Comparing 2008 Election Time Series Data of Intrade Contract Value and Pollster Predicted Support



      Comparing the time series data between pollsters’ predicted support for each candidate and the value of each contract for Obama and McCain winning the 2008 election brings interesting information to light. Analysis of the Intrade contract closing prices in the fall of 2008 show a sudden decline in contract value for John McCain. The inflection point, marked by the second dashed line from the right, coincides with the day Lehman Brothers filed for bankruptcy on September 15th, 2008. This event was a catalyst for the 2008 recession, representing the largest bankruptcy in US history, with $691 billion in assets held before its collapse. Its repercussions rippled through the US economy, causing international market turmoil and the downfall of numerous banks. Interestingly, this significant decline in contract value is not mirrored in the polling data. The polling data depicts a close race between Obama and McCain, with neck-and-neck competition until election day. A similar trend is observable in multiple states, where support for McCain dwindles as the 2008 recession nears.

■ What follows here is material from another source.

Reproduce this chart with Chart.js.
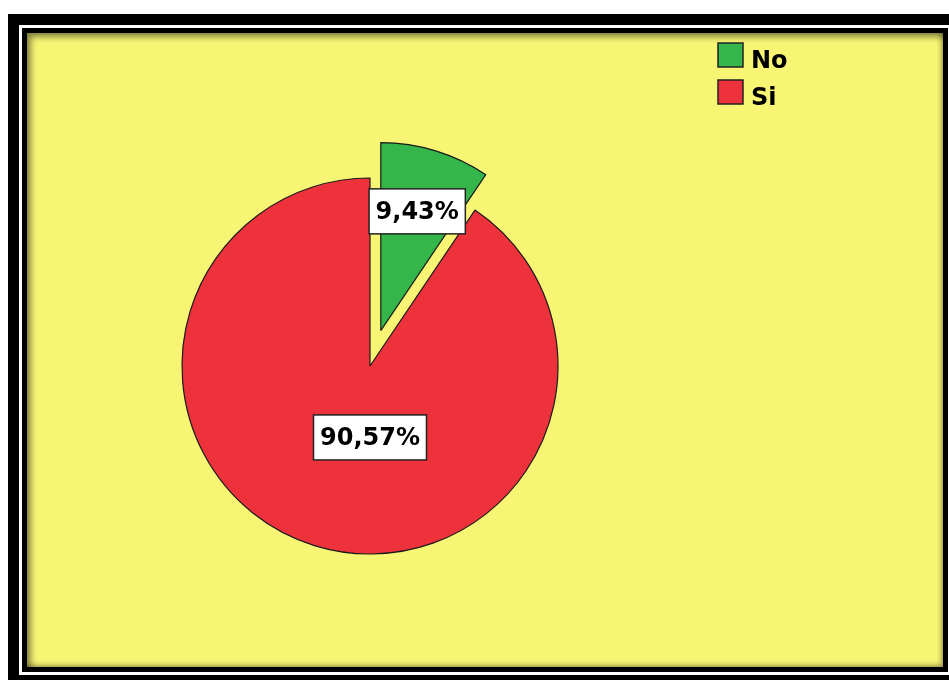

Election Classification Results on Election-Eve of 2012

2012 Intrade Markets Classifications


2012 Pollster Classifications


Comparing 2012 Election Time Series Data of Intrade Contract Value and Pollster Predicted Support




     As seen above in the classification maps, both Intrade markets and pollsters demonstrated the same state classification performance, with each identifying three states incorrectly (Indiana, North Carolina, and Florida). What is interesting however is the deviation between contract values for Intrade contracts and the difference in polling percentages. From the time series data, it can be seen Intrade contracts for Mitt Romney winning the 2012 presidential election were above 50 points since March of 2008, even reaching a near all time high of 79.5 on election-eve. In comparison the pollsters reflected a near dead heat throughout 2012 between Obama and Romney. While Intrade contracts sustained high prices for Mitt Romney in 2012, interestingly the biggest decrease in contact value occurred in August of 2012 when he announced Paul Ryan to be his running mate.

Conclusion

      In conclusion, this project highlighted some of the differences between Intrade’s prediction market and traditional polling data for US presidential elections. With the help of an interactive Shiny application, we were able to explore fluctuations in candidate support throughout election cycles and analyze how each data source predicted election outcomes on election-eves. The largest take away from this analysis was the prominent role current events play in contract prices in prediction markets. Events like the Lehman Brothers’ bankruptcy in 2008 and Mitt Romney’s announcement of Paul Ryan as his running mate in 2012 caused significant impacts on contract prices for candidates. That being said, in swing state races during the 2012 election, pollsters demonstrated a higher degree of accuracy in reflecting close races, while prediction markets exhibited greater divergence between contract prices of candidates. While one of the strengths of prediction markets is their daily updates, the Intrade markets analyzed in this study were not entirely representative of American sentiment as they were foreign prediction markets who allowed US bettors. Unlike American polls, non US citizens could participate in the prediction market which could skew results. Polls however are no perfect model for gauging sentiment either. They are plagued by issues such as small sample sizes and methodological biases, but still provide valuable information in regard to voter preferences. However, polling data cannot be conducted daily like prediction markets, limiting its ability to capture live shifts in public sentiment. In the future, having more data than two elections cycles would help further test this hypothesis. Additionally, there is no betting data from Intrade on states like Maine or Nebraska that distribute electoral votes among different districts. Ultimately, it is necessary to consider both prediction markets and polling data as tools for election outcome prediction.